%%
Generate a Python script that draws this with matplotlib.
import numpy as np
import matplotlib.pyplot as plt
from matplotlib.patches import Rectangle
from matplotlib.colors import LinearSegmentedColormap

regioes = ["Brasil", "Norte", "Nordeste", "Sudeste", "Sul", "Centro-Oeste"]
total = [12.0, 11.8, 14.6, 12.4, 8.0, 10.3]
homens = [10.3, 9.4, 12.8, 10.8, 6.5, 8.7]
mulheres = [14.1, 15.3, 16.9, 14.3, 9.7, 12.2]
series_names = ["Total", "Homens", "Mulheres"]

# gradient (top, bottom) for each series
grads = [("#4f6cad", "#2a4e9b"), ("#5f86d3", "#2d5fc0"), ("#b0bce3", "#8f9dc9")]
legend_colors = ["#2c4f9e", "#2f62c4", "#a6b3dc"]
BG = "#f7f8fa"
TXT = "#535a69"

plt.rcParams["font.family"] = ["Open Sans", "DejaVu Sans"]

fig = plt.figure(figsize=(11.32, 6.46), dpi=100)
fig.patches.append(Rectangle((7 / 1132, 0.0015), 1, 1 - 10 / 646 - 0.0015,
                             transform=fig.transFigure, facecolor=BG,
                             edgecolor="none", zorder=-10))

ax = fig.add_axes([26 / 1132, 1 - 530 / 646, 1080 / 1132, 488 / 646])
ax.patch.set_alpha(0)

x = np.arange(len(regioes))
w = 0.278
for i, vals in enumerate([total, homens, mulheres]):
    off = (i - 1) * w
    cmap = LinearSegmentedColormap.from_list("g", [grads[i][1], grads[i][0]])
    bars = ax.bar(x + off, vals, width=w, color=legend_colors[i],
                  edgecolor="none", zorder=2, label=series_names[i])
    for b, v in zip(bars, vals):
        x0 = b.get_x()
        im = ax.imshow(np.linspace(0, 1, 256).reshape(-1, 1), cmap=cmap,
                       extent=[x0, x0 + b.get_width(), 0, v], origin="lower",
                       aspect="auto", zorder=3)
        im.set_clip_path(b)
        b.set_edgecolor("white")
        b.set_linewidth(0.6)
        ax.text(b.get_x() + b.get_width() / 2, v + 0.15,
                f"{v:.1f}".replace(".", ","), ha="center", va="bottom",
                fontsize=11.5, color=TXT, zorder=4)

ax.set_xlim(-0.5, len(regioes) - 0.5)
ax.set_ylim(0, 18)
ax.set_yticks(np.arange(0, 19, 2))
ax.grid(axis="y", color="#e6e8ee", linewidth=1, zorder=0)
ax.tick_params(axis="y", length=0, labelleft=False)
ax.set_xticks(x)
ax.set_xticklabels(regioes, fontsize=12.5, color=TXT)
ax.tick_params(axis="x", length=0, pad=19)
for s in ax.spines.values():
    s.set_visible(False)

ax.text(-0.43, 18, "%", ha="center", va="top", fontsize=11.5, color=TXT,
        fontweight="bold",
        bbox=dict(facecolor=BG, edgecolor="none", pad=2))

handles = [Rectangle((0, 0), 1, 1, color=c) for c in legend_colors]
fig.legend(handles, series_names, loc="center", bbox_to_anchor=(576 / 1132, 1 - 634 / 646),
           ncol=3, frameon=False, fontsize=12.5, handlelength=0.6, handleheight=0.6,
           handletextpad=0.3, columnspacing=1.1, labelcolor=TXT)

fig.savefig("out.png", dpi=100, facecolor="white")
%%
%%
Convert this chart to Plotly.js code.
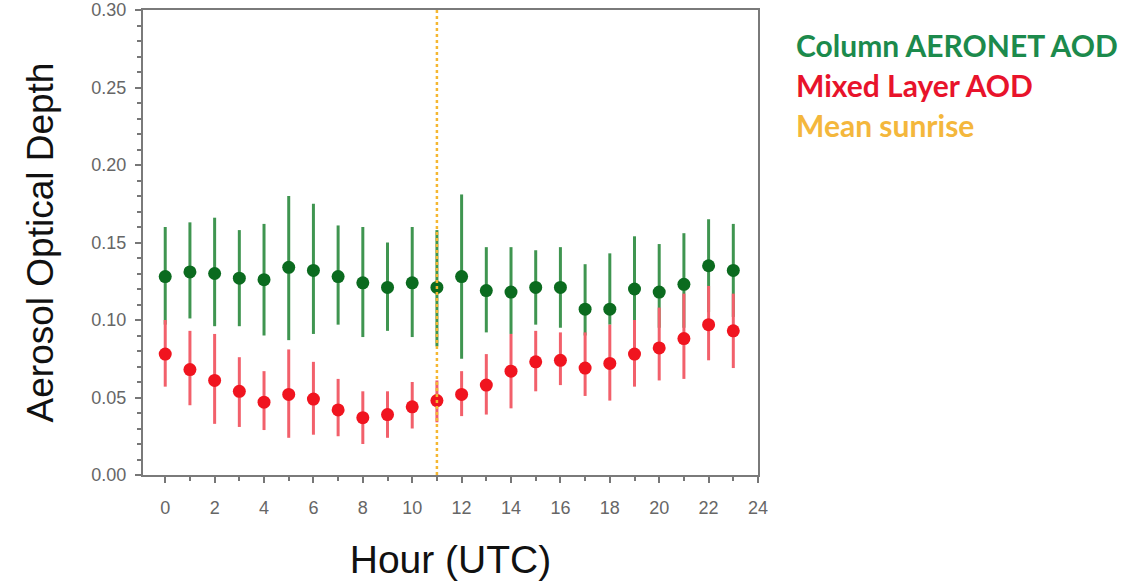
%%
(PROBLEM TO SOLVE) Exactly as written, return the lines from the line containing "Generate a Python" through the line containing "from matplotlib.colors import", both included.

(RESPONSE TO THE EXERCISE)
Generate a Python script that draws this with matplotlib.
import numpy as np
import matplotlib.pyplot as plt
from matplotlib.patches import Rectangle
from matplotlib.colors import LinearSegmentedColormap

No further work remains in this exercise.